First, we regret that you didn’t receive this letter until well after Christmas. Maybe if Mom and Dad knew how to synchronize Google calendars, the holidays wouldn’t hit us like a tsunami every December. Also, we are still deep in lights and toys and faith in the guy with the big, white beard (and we’re not talking about Dad’s Facebook profile picture, either). So forgive us for using our children as an excuse for our lack of holiday efficiency. And by the way, we didn’t include a photo of the kids, because first we’d have to figure out how to get it out of the cell phone, which is the only camera we own these days.
But yes, we are happy to report that we did do quite a bit of traveling this year. First there was that midnight trip to Walgreen’s to buy the bottle of children’s acetaminophen.

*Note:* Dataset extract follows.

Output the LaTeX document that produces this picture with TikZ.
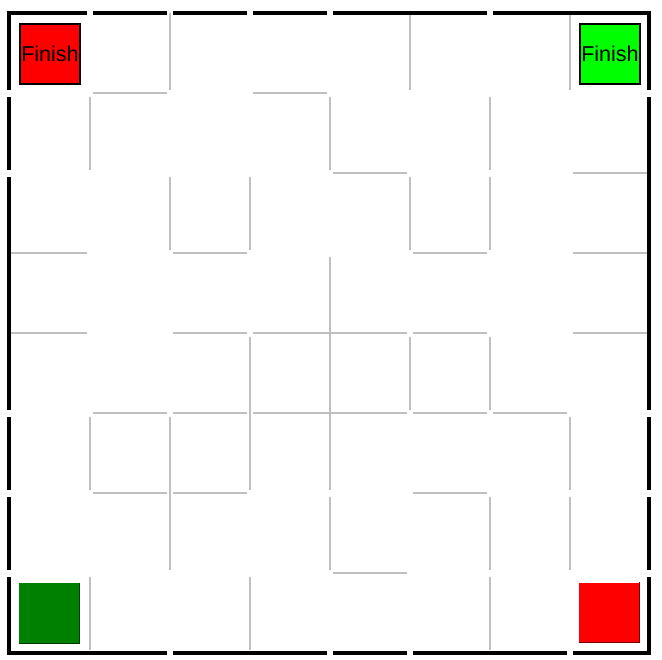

Then the multiple deliveries of Will’s violin to school on all the mornings he forgot to take it with him. Let’s also recall that last-minute stop at Ben Franklin for the Styrofoam balls Lucy needed to build the scale model of an atom due the next day. And don’t forget the daily runs to the market for bread, milk, and other meal provisions. No, we haven’t been to Europe, but we live just like Europeans, and we haven’t had to redeem a single frequent-flyer mile.
Yes, the kids are growing faster than ever, and so is their appetite for YouTube videos, especially one in which an overweight woman keeps asking “Where’s the Chapstick?” and another that shows a toddler spilling an enormous bowl of blueberries on her head. Now that Lucy has her own school email address, she insists she’s ready for a cell phone, too. Dad tells her she’s too young for a telephone, but apparently this confuses her. “It’s a phone, Dad, not a telephone,” she says. You would have thought Dad was talking about horseless carriages.
In other news, Lucy lost four baby teeth in a week, and now a fifth one is coming loose. The drain on make-a-wish finances has caused the tooth fairy to consider appealing to the union and maybe even calling for a general strike. Gaps in her smile haven’t delayed Lucy’s wedding plans, though. She will be marrying Justin Bieber, she informs us, and adds that she also plans to take his last name. “What’s the point of marrying him if you don’t?” she says.
No, we didn’t visit any exotic locales this year, but Will is learning to love the good life by reading Condé Nast Traveler every month and using Google Earth to find luxury hotels in Tokyo, New York, Honolulu, and Las Vegas. He’s built the Bellagio out of blocks in his bedroom and uses his desk lamp to illuminate it at night. He also fancies himself a globetrotting gourmet whenever we watch Bizarre Foods on the Travel Channel, even though he says mashed potatoes make him retch.
Mom did not run a marathon or climb Mount Everest this year but continues to teach world history and ancient civilization to high school girls, which she says requires her to be an expert on everything from eyeliner to yurts in Ulan Bator. She also decided to have the entrance hall at home professionally painted a shade called everyday white. The fact that the hall was originally painted a shade called everyday white only causes steam to come out of Dad’s ears.
For his part, Dad continues to work as a writer, which consists mainly of him sitting in his home office with his computer keyboard in his lap laughing at all of his own jokes. He did achieve a personal goal several weeks ago by spending Saturday cleaning out the minivan for the first time since last winter. He threw so much stuff onto the front lawn that the neighbors thought we were having a yard sale.
Anyway, if you’re in the neighborhood, we would love to have you stop by. We’re always ready for visitors, and Nanny and Poppa’s terrier, left with us while they took a two-month trip this fall, is the only houseguest we’ve had all year. For the record, she was no trouble at all, even if she did burrow under the backyard fence, forgot where the bathroom was, and brought us a dead mouse or two. Apart from the wetting, the digging, the barking, and the killing, we hardly knew she was here.
So from all of us to all of you, Season’s Greetings, Happy Hanukkah, and Mele Kalikimaka – that’s “Merry Christmas” in Hawaiian. Yes, if Will has his way, we’ll all be stretched out on the beach at Waikiki this time next year. Well, at least we can dream a Google dream. Because our sweaters don’t match, the minivan needs four new tires, and there’s no Spanish moss to be found anywhere, just a yard full of leaves that still need to be raked. On this most blessed holiday, this is as perfect as it gets.